The Missouri/Oklahoma/Kansas/Arkansas quilt study group (MOKA) is meeting in Leavenworth this weekend April 1 and 2nd, 2016. See the program and registration form here:
It's been over thirty years since we started the Kansas Quilt Project and over 25 since we began publishing our findings. I thought I'd revisit the research and see if I'd found anything to contradict that information.
Nancy Hornback and I were particularly interested in quilts made in Kansas between 1854 (when the Territory was opened to European and African-American settlement) and 1880. We hyposthesized we'd see quilts made here that looked much like the quilt styles people had known back in the east.
This is supposed to be the first house built in Lawrence, 1854.
What kind of quilts were made in frontier Kansas?
The lecture will tell you how many we found that could reliably be
attributed to a Kansas quiltmaker before 1880---which can be considered
the end of the frontier in most of Kansas with the coming of the railroads.
Lots of families brought in quilts they thought were made by
pioneers but we only found one date-inscribed example
where we had evidence the maker actually lived in Kansas.
Thank you, Drucilla, for dating your quilt.

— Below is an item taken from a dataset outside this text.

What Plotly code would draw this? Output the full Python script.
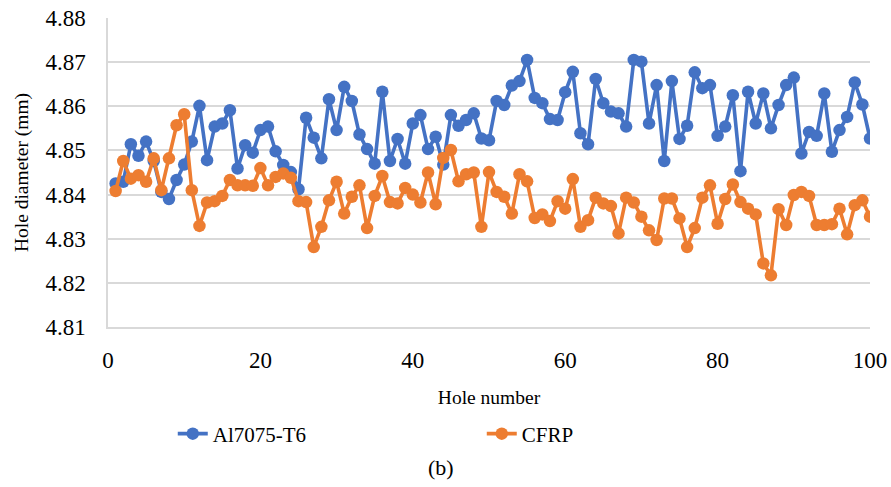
import plotly.graph_objects as go

hole_number = list(range(1, 101))

al7075_t6 = [
    4.8425, 4.8429, 4.8514, 4.8488, 4.8520, 4.8476, 4.8406, 4.8390, 4.8433, 4.8468,
    4.8520, 4.8601, 4.8478, 4.8554, 4.8561, 4.8591, 4.8459, 4.8512, 4.8495, 4.8546,
    4.8554, 4.8498, 4.8467, 4.8451, 4.8412, 4.8574, 4.8529, 4.8482, 4.8616, 4.8546,
    4.8644, 4.8612, 4.8536, 4.8503, 4.8470, 4.8633, 4.8476, 4.8526, 4.8470, 4.8561,
    4.8580, 4.8503, 4.8531, 4.8468, 4.8580, 4.8556, 4.8569, 4.8584, 4.8527, 4.8523,
    4.8612, 4.8603, 4.8647, 4.8657, 4.8705, 4.8619, 4.8607, 4.8571, 4.8569, 4.8632,
    4.8678, 4.8539, 4.8514, 4.8662, 4.8607, 4.8588, 4.8584, 4.8554, 4.8705, 4.8701,
    4.8561, 4.8648, 4.8476, 4.8657, 4.8526, 4.8556, 4.8677, 4.8641, 4.8648, 4.8533,
    4.8554, 4.8625, 4.8453, 4.8633, 4.8561, 4.8629, 4.8550, 4.8603, 4.8648, 4.8665,
    4.8493, 4.8542, 4.8533, 4.8629, 4.8497, 4.8546, 4.8576, 4.8654, 4.8604, 4.8527,
]

cfrp = [
    4.8408, 4.8476, 4.8436, 4.8444, 4.8429, 4.8482, 4.8410, 4.8482, 4.8557, 4.8582,
    4.8410, 4.8329, 4.8382, 4.8385, 4.8397, 4.8433, 4.8421, 4.8421, 4.8420, 4.8460,
    4.8421, 4.8440, 4.8448, 4.8438, 4.8385, 4.8383, 4.8281, 4.8327, 4.8387, 4.8429,
    4.8357, 4.8395, 4.8421, 4.8324, 4.8397, 4.8442, 4.8383, 4.8380, 4.8415, 4.8400,
    4.8382, 4.8450, 4.8378, 4.8483, 4.8501, 4.8430, 4.8446, 4.8450, 4.8327, 4.8451,
    4.8406, 4.8395, 4.8357, 4.8446, 4.8430, 4.8347, 4.8355, 4.8340, 4.8385, 4.8368,
    4.8435, 4.8327, 4.8342, 4.8393, 4.8380, 4.8374, 4.8312, 4.8393, 4.8382, 4.8350,
    4.8319, 4.8297, 4.8391, 4.8391, 4.8346, 4.8281, 4.8324, 4.8393, 4.8421, 4.8334,
    4.8390, 4.8423, 4.8383, 4.8368, 4.8355, 4.8244, 4.8217, 4.8367, 4.8331, 4.8399,
    4.8406, 4.8397, 4.8331, 4.8331, 4.8333, 4.8368, 4.8310, 4.8376, 4.8387, 4.8350,
]

x_ticks = [0, 20, 40, 60, 80, 100]
y_ticks = [4.81, 4.82, 4.83, 4.84, 4.85, 4.86, 4.87, 4.88]

BLUE = "#4472C4"
ORANGE = "#ED7D31"
FONT = "Liberation Serif"
TICK = dict(family=FONT, size=23, color="#000000")
TITLE = dict(family=FONT, size=19.5, color="#000000")
LEG = dict(family=FONT, size=21, color="#000000")

fig = go.Figure()
fig.add_trace(go.Scatter(
    x=hole_number, y=al7075_t6, name="Al7075-T6", mode="lines+markers",
    line=dict(color=BLUE, width=3.6),
    marker=dict(color=BLUE, size=12.5),
))
fig.add_trace(go.Scatter(
    x=hole_number, y=cfrp, name="CFRP", mode="lines+markers",
    line=dict(color=ORANGE, width=3.6),
    marker=dict(color=ORANGE, size=12.5),
))

fig.update_layout(
    width=891, height=487,
    margin=dict(l=108, r=21, t=18, b=160, autoexpand=False),
    paper_bgcolor="white", plot_bgcolor="white",
    font=TITLE,
    showlegend=True,
    legend=dict(
        orientation="h", x=0.085, xanchor="left", y=-0.28, yanchor="top",
        entrywidth=264, entrywidthmode="pixels",
        font=LEG, bgcolor="rgba(0,0,0,0)",
    ),
    xaxis=dict(
        range=[0, 100], tickvals=x_ticks, showgrid=False, zeroline=False,
        showline=True, linecolor="#D9D9D9", linewidth=1.5,
        ticks="", ticklabelstandoff=12, tickfont=TICK, automargin=False,
        title=dict(text="Hole number", font=TITLE, standoff=18),
    ),
    yaxis=dict(
        range=[4.81, 4.88], tickvals=y_ticks, tickformat=".2f",
        showgrid=True, gridcolor="#D9D9D9", gridwidth=1.5, zeroline=False,
        showline=True, linecolor="#D9D9D9", linewidth=1.5,
        ticks="", ticklabelstandoff=16, tickfont=TICK, automargin=False,
        title=dict(text="Hole diameter (mm)", font=TITLE, standoff=12),
    ),
    annotations=[dict(
        text="(b)", xref="paper", yref="paper", x=0.437, y=-0.455,
        xanchor="center", yanchor="middle", showarrow=False,
        font=dict(family=FONT, size=22, color="#000000"),
    )],
)

fig.write_html("out.html")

We published our findings in our book
Kansas Quilts & Quilters
and in a 1990 issue of Kansas History.
Read my article on "Quilts on the Kansas Frontier" here:
The link doesn't seem to work. Try a web search for these words:
textile diaries kansas history
and it should come up.
If your hypothesis turns out to be completely wrong --- you spend your allotted timed telling people why you think you didn't find what you were looking for. And that's what I'll be doing.